_Exercise directions:_ Skip all pictures, then copy the lines from the start of the data through the line with "3.8, 4.0, 4.0]", keeping both ends.

_ _ _

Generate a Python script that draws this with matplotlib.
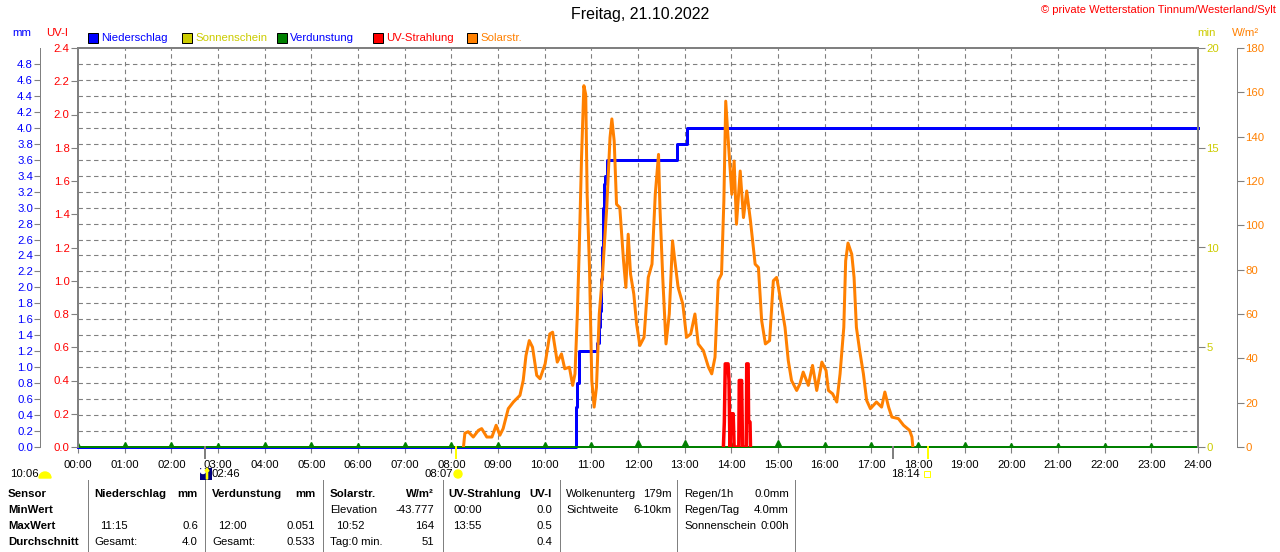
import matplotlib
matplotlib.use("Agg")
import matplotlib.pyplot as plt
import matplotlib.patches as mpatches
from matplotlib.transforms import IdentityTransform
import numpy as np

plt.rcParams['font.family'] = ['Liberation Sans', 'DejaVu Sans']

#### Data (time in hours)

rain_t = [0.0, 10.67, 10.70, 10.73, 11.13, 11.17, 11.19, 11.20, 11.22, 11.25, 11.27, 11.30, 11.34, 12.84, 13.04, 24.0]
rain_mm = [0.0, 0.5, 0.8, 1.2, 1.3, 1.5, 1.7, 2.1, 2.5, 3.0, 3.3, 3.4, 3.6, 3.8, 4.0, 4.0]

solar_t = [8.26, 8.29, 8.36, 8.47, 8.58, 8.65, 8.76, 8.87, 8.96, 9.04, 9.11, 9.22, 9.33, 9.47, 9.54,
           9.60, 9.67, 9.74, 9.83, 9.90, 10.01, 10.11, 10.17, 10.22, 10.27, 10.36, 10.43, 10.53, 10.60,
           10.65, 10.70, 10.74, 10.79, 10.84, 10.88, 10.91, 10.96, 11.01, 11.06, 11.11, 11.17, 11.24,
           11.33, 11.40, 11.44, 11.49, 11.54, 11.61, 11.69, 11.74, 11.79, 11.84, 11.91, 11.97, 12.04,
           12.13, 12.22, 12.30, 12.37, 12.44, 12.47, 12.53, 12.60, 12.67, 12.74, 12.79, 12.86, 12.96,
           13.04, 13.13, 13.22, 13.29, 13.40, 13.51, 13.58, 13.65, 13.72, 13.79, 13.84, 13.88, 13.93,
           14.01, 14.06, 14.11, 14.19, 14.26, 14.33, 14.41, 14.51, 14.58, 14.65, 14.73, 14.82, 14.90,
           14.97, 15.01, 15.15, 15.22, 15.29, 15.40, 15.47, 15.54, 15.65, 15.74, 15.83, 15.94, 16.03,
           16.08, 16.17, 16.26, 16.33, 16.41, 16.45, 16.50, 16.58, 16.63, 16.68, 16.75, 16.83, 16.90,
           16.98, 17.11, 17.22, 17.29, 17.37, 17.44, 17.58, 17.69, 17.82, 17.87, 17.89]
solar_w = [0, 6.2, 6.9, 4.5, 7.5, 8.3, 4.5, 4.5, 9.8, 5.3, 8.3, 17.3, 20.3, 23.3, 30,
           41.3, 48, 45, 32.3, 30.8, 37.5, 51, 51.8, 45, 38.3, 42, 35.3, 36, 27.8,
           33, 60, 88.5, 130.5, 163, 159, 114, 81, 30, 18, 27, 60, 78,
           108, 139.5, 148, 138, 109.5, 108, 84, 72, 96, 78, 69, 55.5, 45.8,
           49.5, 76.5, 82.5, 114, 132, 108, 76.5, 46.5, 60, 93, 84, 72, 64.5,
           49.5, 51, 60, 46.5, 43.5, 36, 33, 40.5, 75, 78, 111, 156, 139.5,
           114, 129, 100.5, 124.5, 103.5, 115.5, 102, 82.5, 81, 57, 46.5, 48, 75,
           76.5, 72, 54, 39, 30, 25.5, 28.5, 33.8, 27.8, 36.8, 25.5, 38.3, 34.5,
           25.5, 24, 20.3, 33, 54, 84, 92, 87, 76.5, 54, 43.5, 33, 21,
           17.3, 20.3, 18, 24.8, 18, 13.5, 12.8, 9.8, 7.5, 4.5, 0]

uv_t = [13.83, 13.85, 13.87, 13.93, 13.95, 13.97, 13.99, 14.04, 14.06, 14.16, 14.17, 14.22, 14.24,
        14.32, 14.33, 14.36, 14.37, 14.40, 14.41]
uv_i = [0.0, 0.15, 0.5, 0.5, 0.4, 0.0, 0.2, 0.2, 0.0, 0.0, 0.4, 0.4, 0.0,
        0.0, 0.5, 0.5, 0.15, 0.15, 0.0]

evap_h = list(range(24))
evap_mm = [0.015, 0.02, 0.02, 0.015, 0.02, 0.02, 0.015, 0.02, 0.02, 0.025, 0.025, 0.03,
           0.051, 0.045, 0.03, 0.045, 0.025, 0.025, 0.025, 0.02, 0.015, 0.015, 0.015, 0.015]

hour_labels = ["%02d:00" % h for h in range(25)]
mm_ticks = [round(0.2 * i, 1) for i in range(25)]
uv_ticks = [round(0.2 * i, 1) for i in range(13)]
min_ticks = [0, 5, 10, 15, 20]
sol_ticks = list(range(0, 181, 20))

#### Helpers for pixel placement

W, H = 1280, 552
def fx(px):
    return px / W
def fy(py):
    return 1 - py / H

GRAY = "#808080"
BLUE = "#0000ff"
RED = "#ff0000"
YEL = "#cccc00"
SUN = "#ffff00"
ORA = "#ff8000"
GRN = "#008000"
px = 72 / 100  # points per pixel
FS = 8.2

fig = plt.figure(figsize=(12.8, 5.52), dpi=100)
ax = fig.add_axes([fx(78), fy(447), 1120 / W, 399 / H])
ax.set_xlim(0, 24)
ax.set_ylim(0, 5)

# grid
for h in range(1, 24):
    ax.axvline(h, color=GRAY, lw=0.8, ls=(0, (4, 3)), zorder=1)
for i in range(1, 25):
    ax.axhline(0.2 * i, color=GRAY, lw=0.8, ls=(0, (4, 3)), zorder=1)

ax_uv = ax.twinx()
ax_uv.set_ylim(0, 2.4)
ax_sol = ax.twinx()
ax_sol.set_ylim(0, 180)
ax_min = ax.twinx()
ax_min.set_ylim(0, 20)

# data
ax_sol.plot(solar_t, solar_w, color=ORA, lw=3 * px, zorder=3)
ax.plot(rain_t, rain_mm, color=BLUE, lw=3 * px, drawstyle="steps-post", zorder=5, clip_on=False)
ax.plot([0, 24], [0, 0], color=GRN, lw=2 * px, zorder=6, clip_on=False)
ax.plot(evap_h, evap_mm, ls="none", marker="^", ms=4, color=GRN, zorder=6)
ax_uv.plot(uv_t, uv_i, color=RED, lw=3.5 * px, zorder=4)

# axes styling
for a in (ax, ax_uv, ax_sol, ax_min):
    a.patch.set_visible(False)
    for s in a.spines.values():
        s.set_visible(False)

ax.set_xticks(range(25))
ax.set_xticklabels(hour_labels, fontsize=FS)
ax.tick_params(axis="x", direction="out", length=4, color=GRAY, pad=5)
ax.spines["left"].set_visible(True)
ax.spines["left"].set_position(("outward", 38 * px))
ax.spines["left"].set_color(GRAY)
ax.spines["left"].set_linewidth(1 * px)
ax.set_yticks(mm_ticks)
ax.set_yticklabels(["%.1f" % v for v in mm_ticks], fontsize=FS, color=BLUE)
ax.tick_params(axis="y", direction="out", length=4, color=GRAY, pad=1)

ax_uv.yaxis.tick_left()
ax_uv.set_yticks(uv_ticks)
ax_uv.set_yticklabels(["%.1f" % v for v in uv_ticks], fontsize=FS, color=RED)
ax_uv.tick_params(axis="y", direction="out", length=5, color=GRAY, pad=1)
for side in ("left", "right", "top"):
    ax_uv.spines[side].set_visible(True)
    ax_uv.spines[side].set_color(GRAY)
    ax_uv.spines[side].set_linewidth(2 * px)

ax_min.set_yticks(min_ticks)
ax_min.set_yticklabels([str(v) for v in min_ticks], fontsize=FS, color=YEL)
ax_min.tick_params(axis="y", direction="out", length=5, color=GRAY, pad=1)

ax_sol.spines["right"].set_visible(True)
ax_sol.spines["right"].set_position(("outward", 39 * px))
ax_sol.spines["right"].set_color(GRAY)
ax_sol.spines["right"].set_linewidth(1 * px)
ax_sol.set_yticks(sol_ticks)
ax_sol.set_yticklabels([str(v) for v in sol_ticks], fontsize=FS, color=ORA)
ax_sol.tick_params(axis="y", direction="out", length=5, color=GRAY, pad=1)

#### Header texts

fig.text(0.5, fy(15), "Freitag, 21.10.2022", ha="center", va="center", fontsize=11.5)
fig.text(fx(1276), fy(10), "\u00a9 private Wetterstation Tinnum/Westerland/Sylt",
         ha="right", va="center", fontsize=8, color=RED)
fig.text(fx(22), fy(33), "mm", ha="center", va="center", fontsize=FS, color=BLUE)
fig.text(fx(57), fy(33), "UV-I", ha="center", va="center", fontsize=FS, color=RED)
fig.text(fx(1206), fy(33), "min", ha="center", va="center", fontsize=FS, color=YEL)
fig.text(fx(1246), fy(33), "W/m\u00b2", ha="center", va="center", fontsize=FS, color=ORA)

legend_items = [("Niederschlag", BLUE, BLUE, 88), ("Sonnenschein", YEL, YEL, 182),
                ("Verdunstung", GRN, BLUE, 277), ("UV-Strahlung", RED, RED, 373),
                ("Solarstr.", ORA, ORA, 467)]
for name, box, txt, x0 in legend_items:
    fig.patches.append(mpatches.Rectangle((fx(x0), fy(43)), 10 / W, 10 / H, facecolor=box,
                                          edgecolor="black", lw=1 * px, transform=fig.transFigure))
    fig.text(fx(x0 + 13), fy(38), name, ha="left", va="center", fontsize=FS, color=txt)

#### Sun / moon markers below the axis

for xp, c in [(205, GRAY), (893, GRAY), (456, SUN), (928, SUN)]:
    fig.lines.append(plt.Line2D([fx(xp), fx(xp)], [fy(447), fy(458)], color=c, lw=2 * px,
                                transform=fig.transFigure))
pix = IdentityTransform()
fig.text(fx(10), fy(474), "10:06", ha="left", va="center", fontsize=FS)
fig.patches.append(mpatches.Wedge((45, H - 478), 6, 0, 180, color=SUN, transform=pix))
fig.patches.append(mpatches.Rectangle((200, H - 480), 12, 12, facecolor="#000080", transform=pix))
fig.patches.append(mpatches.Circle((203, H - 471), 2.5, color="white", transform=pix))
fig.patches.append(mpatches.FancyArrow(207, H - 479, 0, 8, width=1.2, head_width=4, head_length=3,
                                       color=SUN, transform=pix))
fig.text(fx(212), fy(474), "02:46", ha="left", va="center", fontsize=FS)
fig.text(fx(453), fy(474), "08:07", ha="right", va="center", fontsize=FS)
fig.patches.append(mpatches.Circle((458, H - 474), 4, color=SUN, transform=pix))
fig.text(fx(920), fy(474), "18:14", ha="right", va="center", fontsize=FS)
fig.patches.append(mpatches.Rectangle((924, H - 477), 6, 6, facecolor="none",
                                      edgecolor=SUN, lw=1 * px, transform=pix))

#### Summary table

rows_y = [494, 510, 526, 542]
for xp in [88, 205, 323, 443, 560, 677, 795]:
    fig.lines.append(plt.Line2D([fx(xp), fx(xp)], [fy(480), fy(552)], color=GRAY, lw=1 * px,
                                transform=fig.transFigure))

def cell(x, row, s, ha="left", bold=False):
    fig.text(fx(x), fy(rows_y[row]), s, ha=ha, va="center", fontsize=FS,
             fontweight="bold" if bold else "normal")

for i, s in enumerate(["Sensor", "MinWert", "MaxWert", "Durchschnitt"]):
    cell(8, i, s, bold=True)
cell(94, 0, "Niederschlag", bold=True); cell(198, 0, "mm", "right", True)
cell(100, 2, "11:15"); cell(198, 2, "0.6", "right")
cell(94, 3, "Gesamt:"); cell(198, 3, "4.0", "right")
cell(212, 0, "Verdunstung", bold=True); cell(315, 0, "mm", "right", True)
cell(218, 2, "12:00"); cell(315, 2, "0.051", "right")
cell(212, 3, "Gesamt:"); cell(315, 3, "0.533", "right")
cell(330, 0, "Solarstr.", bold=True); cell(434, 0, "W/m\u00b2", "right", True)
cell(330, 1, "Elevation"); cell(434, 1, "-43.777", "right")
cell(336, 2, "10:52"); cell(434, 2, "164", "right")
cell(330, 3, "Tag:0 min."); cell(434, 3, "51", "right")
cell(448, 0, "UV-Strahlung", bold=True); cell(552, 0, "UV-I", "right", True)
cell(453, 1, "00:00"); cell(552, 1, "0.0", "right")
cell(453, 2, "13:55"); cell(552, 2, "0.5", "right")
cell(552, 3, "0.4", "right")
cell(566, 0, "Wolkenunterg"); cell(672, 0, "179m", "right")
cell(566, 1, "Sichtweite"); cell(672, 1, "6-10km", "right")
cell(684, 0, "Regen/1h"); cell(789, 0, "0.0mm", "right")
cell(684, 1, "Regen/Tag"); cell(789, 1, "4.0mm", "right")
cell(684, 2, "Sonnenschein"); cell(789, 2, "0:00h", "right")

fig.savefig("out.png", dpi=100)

_ _ _

_Answer to the exercise:_
Generate a Python script that draws this with matplotlib.
import matplotlib
matplotlib.use("Agg")
import matplotlib.pyplot as plt
import matplotlib.patches as mpatches
from matplotlib.transforms import IdentityTransform
import numpy as np

plt.rcParams['font.family'] = ['Liberation Sans', 'DejaVu Sans']

#### Data (time in hours)

rain_t = [0.0, 10.67, 10.70, 10.73, 11.13, 11.17, 11.19, 11.20, 11.22, 11.25, 11.27, 11.30, 11.34, 12.84, 13.04, 24.0]
rain_mm = [0.0, 0.5, 0.8, 1.2, 1.3, 1.5, 1.7, 2.1, 2.5, 3.0, 3.3, 3.4, 3.6, 3.8, 4.0, 4.0]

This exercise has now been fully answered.